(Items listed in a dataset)
──────
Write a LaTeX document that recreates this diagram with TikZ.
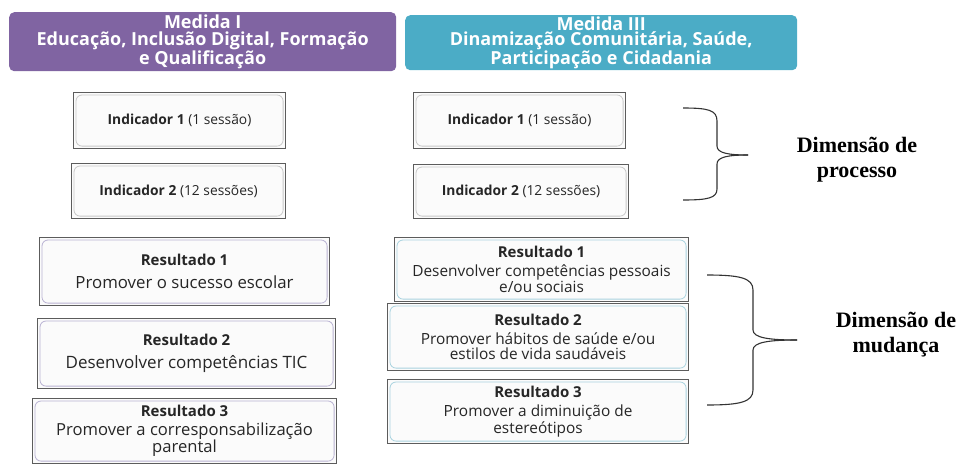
\documentclass[tikz,border=0pt]{standalone}
\usepackage{fontspec}
\setmainfont{Open Sans}
\newfontfamily\dimfont{Liberation Serif}
\definecolor{medpurple}{HTML}{8064A2}
\definecolor{medteal}{HTML}{4BACC6}
\definecolor{boxedge}{HTML}{5C5C5C}
\definecolor{boxfill}{HTML}{FBFBFB}
\definecolor{rimgray}{HTML}{C8C8C8}
\definecolor{rimpurple}{HTML}{B9B2D3}
\definecolor{rimteal}{HTML}{A9D3DF}
\begin{document}
\begin{tikzpicture}[
    x=1pt, y=-1pt,
    hdr/.style={
        rounded corners=5pt, anchor=north west,
        text=white, align=center, inner sep=0pt,
        font=\fontsize{18}{14}\selectfont\bfseries
    },
    card/.style={
        draw=boxedge, line width=1.1pt, fill=boxfill,
        anchor=north west, align=center, inner sep=0pt,
        text=black!85
    },
    rim/.style={draw=#1, line width=0.8pt, rounded corners=6pt},
    dimbrace/.style={draw=black!80, line width=1.1pt},
    dimtxt/.style={font=\dimfont\fontsize{22}{25}\selectfont\bfseries, align=center}
]
\useasboundingbox (0,0) rectangle (956,464);

%% ── Hlavičky opatrení ────────────────────────────────────────────
\node[hdr, fill=medpurple, minimum width=387, minimum height=59] (m1) at (9,12)
    {Medida I\\[3pt]Educação, Inclusão Digital, Formação\\e Qualificação};
\node[hdr, fill=medteal, minimum width=392, minimum height=55] (m3) at (405,15)
    {Medida III\\[1pt]Dinamização Comunitária, Saúde,\\Participação e Cidadania};

%% ── Indikátory (Medida I) ────────────────────────────────────────
\node[card, minimum width=212, minimum height=56, font=\fontsize{13.8}{15}\selectfont] (i11) at (73,92)
    {\textbf{Indicador 1} (1 sessão)};
\node[card, minimum width=214, minimum height=55, font=\fontsize{13.8}{15}\selectfont] (i12) at (71,163)
    {\textbf{Indicador 2} (12 sessões)};

%% ── Indikátory (Medida III) ──────────────────────────────────────
\node[card, minimum width=212, minimum height=56, font=\fontsize{13.8}{15}\selectfont] (i31) at (413,92)
    {\textbf{Indicador 1} (1 sessão)};
\node[card, minimum width=215, minimum height=54, font=\fontsize{13.8}{15}\selectfont] (i32) at (413,164)
    {\textbf{Indicador 2} (12 sessões)};

%% ── Výsledky (Medida I) ──────────────────────────────────────────
\node[card, minimum width=290, minimum height=68, font=\fontsize{16.8}{17}\selectfont] (r11) at (39,237)
    {{\fontsize{15}{16}\selectfont\bfseries Resultado 1}\\[6pt]Promover o sucesso escolar};
\node[card, minimum width=298, minimum height=70, font=\fontsize{17}{17}\selectfont] (r12) at (37,318)
    {{\fontsize{15}{16}\selectfont\bfseries Resultado 2}\\[6pt]Desenvolver competências TIC};
\node[card, minimum width=304, minimum height=65, font=\fontsize{16.6}{15.5}\selectfont] (r13) at (32,398)
    {{\fontsize{15}{15}\selectfont\bfseries Resultado 3}\\[3pt]Promover a corresponsabilização\\parental};

%% ── Výsledky (Medida III) ────────────────────────────────────────
\node[card, minimum width=294, minimum height=64, font=\fontsize{15.4}{15}\selectfont] (r31) at (394,237)
    {{\fontsize{15}{15}\selectfont\bfseries Resultado 1}\\[4pt]Desenvolver competências pessoais\\e/ou sociais};
\node[card, minimum width=301, minimum height=67, font=\fontsize{15.4}{15}\selectfont] (r32) at (387,303)
    {{\fontsize{15}{15}\selectfont\bfseries Resultado 2}\\[4pt]Promover hábitos de saúde e/ou\\estilos de vida saudáveis};
\node[card, minimum width=301, minimum height=64, font=\fontsize{15.4}{15}\selectfont] (r33) at (387,379)
    {{\fontsize{15}{15}\selectfont\bfseries Resultado 3}\\[4pt]Promover a diminuição de\\estereótipos};

%% ── Vnútorné rámčeky ─────────────────────────────────────────────
\foreach \n/\c in {i11/rimgray, i12/rimgray, i31/rimgray, i32/rimgray,
                   r11/rimpurple, r12/rimpurple, r13/rimpurple,
                   r31/rimteal, r32/rimteal, r33/rimteal}
    \draw[rim=\c] ([shift={(3,-3)}]\n.south west) rectangle ([shift={(-3,3)}]\n.north east);

%% ── Zátvorky a dimenzie ──────────────────────────────────────────
\coordinate (b1) at (748,155);
\draw[dimbrace] (683,108) .. controls (708,108) and (717,110) .. (717,121) -- (717,146)
    .. controls (717,153) and (728,155) .. (b1);
\draw[dimbrace] (683,200) .. controls (708,200) and (717,198) .. (717,189) -- (717,164)
    .. controls (717,157) and (728,155) .. (b1);
\node[dimtxt] (d1) at (857,160) {Dimensão de\\processo};

\coordinate (b2) at (797,340);
\draw[dimbrace] (707,275) .. controls (740,275) and (753,278) .. (753,290) -- (753,330)
    .. controls (753,338) and (770,340) .. (b2);
\draw[dimbrace] (707,405) .. controls (740,405) and (753,402) .. (753,390) -- (753,350)
    .. controls (753,342) and (770,340) .. (b2);
\node[dimtxt] (d2) at (896,335) {Dimensão de\\mudança};

\end{tikzpicture}
\end{document}
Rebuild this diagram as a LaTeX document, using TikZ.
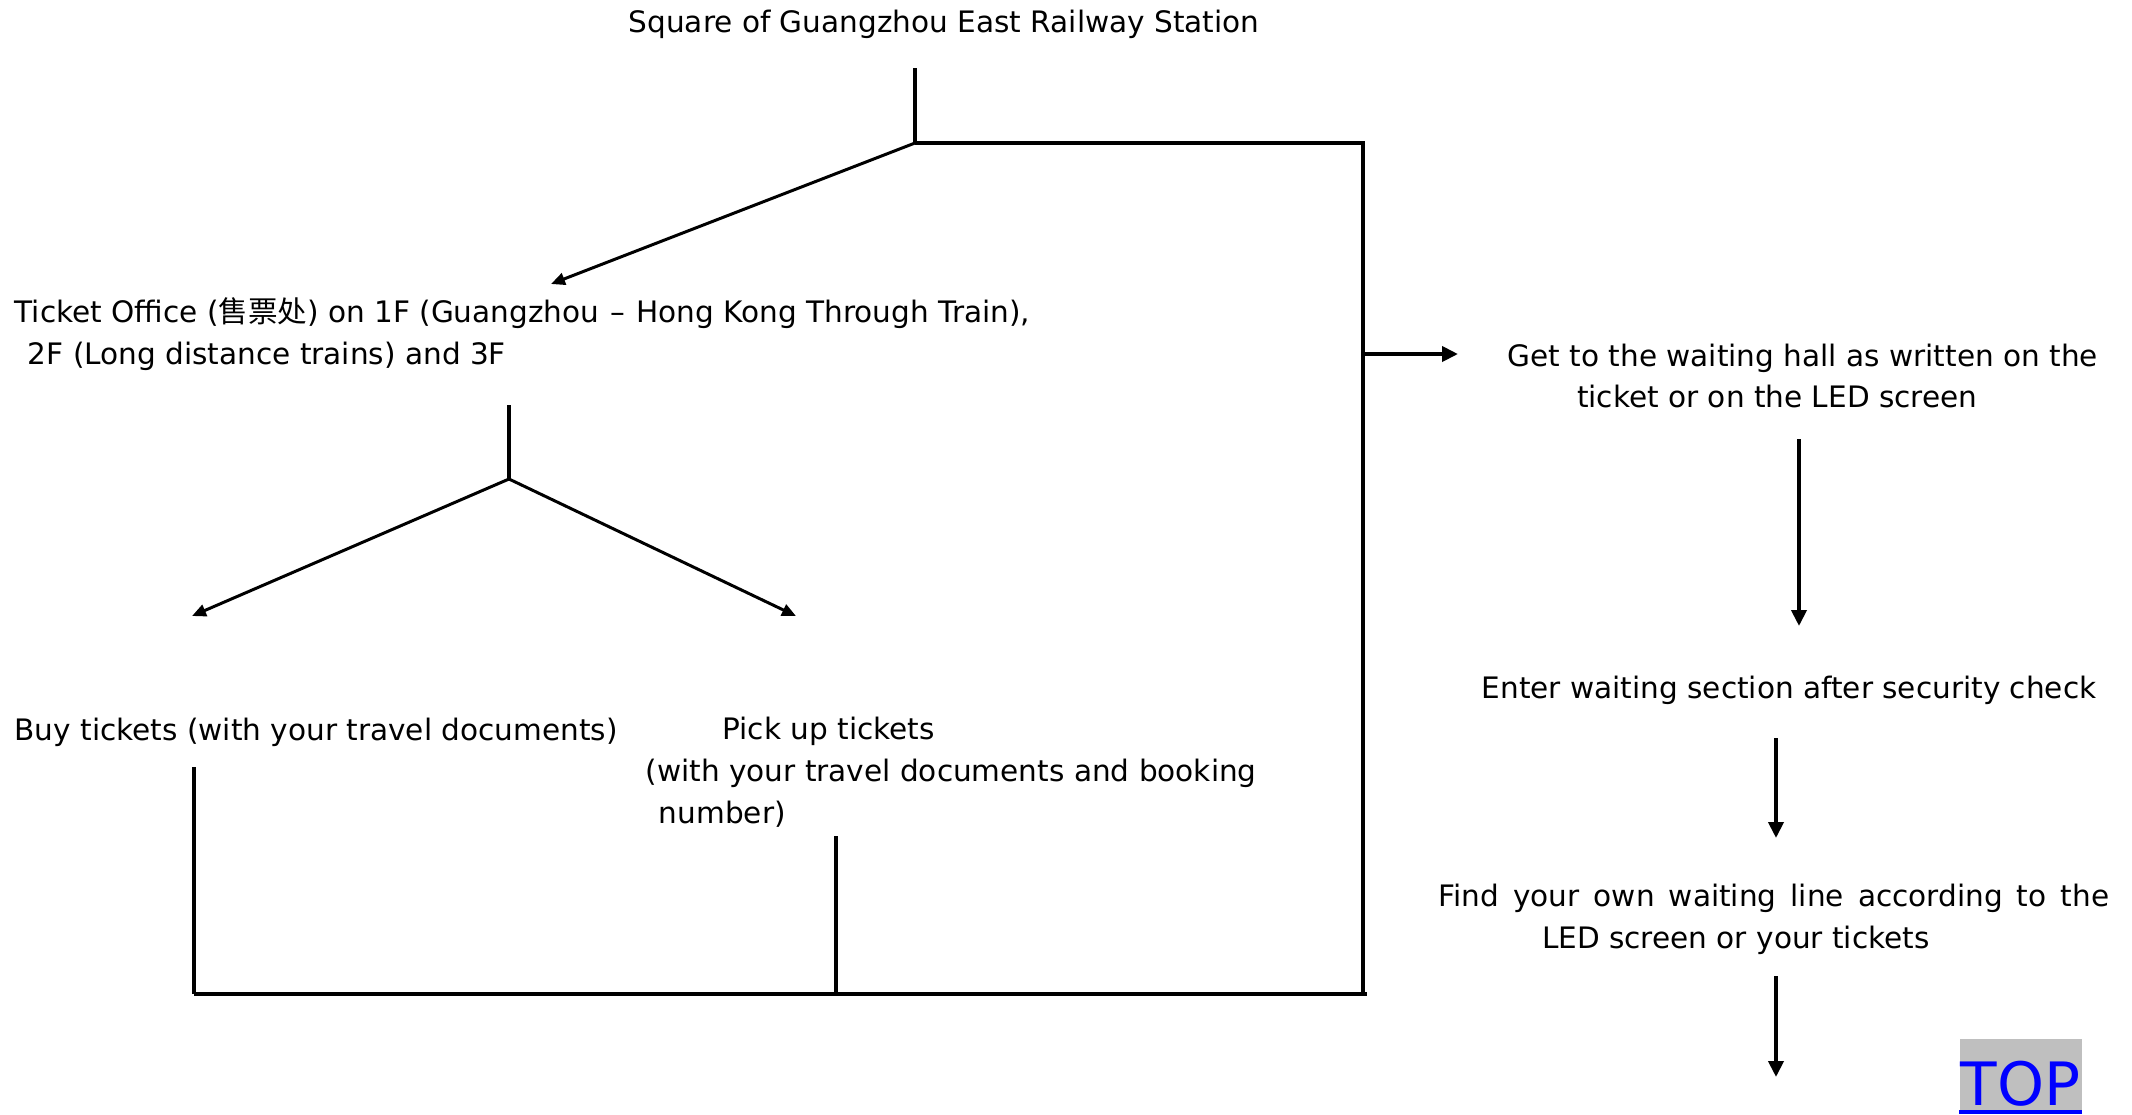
\documentclass[tikz,border=0pt]{standalone}
\usepackage{fontspec}
\setmainfont{DejaVu Sans}
\newfontfamily\cjk{Noto Sans CJK SC}
\usetikzlibrary{arrows.meta}

\begin{document}
\begin{tikzpicture}[x=0.01cm,y=-0.01cm,
    txt/.style={inner sep=0pt,align=left,font=\fontsize{8.4}{11.9}\selectfont},
    stem/.style={line width=1.2pt},
    wire/.style={line width=0.9pt},
    arr/.style={line width=1.1pt,-{Triangle[length=0.16cm,width=0.15cm]}},
    slant/.style={line width=0.85pt,-{Triangle[length=0.14cm,width=0.12cm]}},
    topbox/.style={fill=gray!50,text=blue,inner sep=0pt,minimum width=1.22cm,
      text height=0.66cm,text depth=0.08cm,font=\fontsize{17}{17}\selectfont}]
  \useasboundingbox (0,0) rectangle (2132,1114);

  % left branch
  \node[txt,anchor=base] (square) at (944,32) {Square of Guangzhou East Railway Station};
  \node[txt,anchor=west] (office) at (14,334)
    {Ticket Office ({\cjk 售票处}) on 1F (Guangzhou\hspace{0.06em} --\hspace{0.06em} Hong Kong Through Train),\\
     \hspace*{0.45em}2F (Long distance trains) and 3F};
  \node[txt,anchor=west] (buy) at (14,732) {Buy tickets (with your travel documents)};
  \node[txt,anchor=west] (pick) at (645,772)
    {\hspace*{2.6em}Pick up tickets\\
     (with your travel documents and booking\\
     \hspace*{0.45em}number)};

  \coordinate (s0) at (915,68);
  \coordinate (s1) at (915,143);
  \coordinate (s2) at (1363,143);
  \coordinate (s3) at (1363,994);
  \coordinate (o0) at (509,405);
  \coordinate (o1) at (509,479);
  \coordinate (b0) at (194,767);
  \coordinate (b1) at (194,994);
  \coordinate (p0) at (836,836);
  \coordinate (p1) at (836,994);

  \draw[stem] (s0) -- (s1);
  \draw[wire] (s1) -- (s2) -- (s3);
  \draw[slant] (s1) -- (551,284);
  \draw[stem] (o0) -- (o1);
  \draw[slant] (o1) -- (192,616);
  \draw[slant] (o1) -- (796,616);
  \draw[wire] (b0) -- (b1);
  \draw[wire] (p0) -- (p1);
  \draw[wire] (b1) -- (1367,994);

  % right branch
  \node[txt,anchor=west] (hall) at (1507,376)
    {Get to the waiting hall as written on the\\
     \hspace*{2.35em}ticket or on the LED screen};
  \node[txt,anchor=west] (enter) at (1481,690) {Enter waiting section after security check};
  \node[txt,anchor=west] (line) at (1438,919)
    {\makebox[6.7cm][s]{Find your own waiting line according to the}\\
     \hspace*{3.5em}LED screen or your tickets};

  \coordinate (h0) at (1363,354);
  \draw[arr] (h0) -- (1458,354);
  \draw[arr] (1799,439) -- (1799,626);
  \draw[arr] (1776,738) -- (1776,838);
  \draw[arr] (1776,976) -- (1776,1077);

  \node[topbox,anchor=south west] (top) at (1959,1114) {TOP};
  \draw[blue,line width=1pt] ([yshift=0.6pt]top.south west) -- ([yshift=0.6pt]top.south east);
\end{tikzpicture}
\end{document}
──────
From the line that has "Rebuild this diagram" through the line that has "(b1) -- (1367,994);", reproduce each line exactly as it stands and nothing else; do not include any pictures.

Rebuild this diagram as a LaTeX document, using TikZ.
\documentclass[tikz,border=0pt]{standalone}
\usepackage{fontspec}
\setmainfont{DejaVu Sans}
\newfontfamily\cjk{Noto Sans CJK SC}
\usetikzlibrary{arrows.meta}

\begin{document}
\begin{tikzpicture}[x=0.01cm,y=-0.01cm,
    txt/.style={inner sep=0pt,align=left,font=\fontsize{8.4}{11.9}\selectfont},
    stem/.style={line width=1.2pt},
    wire/.style={line width=0.9pt},
    arr/.style={line width=1.1pt,-{Triangle[length=0.16cm,width=0.15cm]}},
    slant/.style={line width=0.85pt,-{Triangle[length=0.14cm,width=0.12cm]}},
    topbox/.style={fill=gray!50,text=blue,inner sep=0pt,minimum width=1.22cm,
      text height=0.66cm,text depth=0.08cm,font=\fontsize{17}{17}\selectfont}]
  \useasboundingbox (0,0) rectangle (2132,1114);

  % left branch
  \node[txt,anchor=base] (square) at (944,32) {Square of Guangzhou East Railway Station};
  \node[txt,anchor=west] (office) at (14,334)
    {Ticket Office ({\cjk 售票处}) on 1F (Guangzhou\hspace{0.06em} --\hspace{0.06em} Hong Kong Through Train),\\
     \hspace*{0.45em}2F (Long distance trains) and 3F};
  \node[txt,anchor=west] (buy) at (14,732) {Buy tickets (with your travel documents)};
  \node[txt,anchor=west] (pick) at (645,772)
    {\hspace*{2.6em}Pick up tickets\\
     (with your travel documents and booking\\
     \hspace*{0.45em}number)};

  \coordinate (s0) at (915,68);
  \coordinate (s1) at (915,143);
  \coordinate (s2) at (1363,143);
  \coordinate (s3) at (1363,994);
  \coordinate (o0) at (509,405);
  \coordinate (o1) at (509,479);
  \coordinate (b0) at (194,767);
  \coordinate (b1) at (194,994);
  \coordinate (p0) at (836,836);
  \coordinate (p1) at (836,994);

  \draw[stem] (s0) -- (s1);
  \draw[wire] (s1) -- (s2) -- (s3);
  \draw[slant] (s1) -- (551,284);
  \draw[stem] (o0) -- (o1);
  \draw[slant] (o1) -- (192,616);
  \draw[slant] (o1) -- (796,616);
  \draw[wire] (b0) -- (b1);
  \draw[wire] (p0) -- (p1);
  \draw[wire] (b1) -- (1367,994);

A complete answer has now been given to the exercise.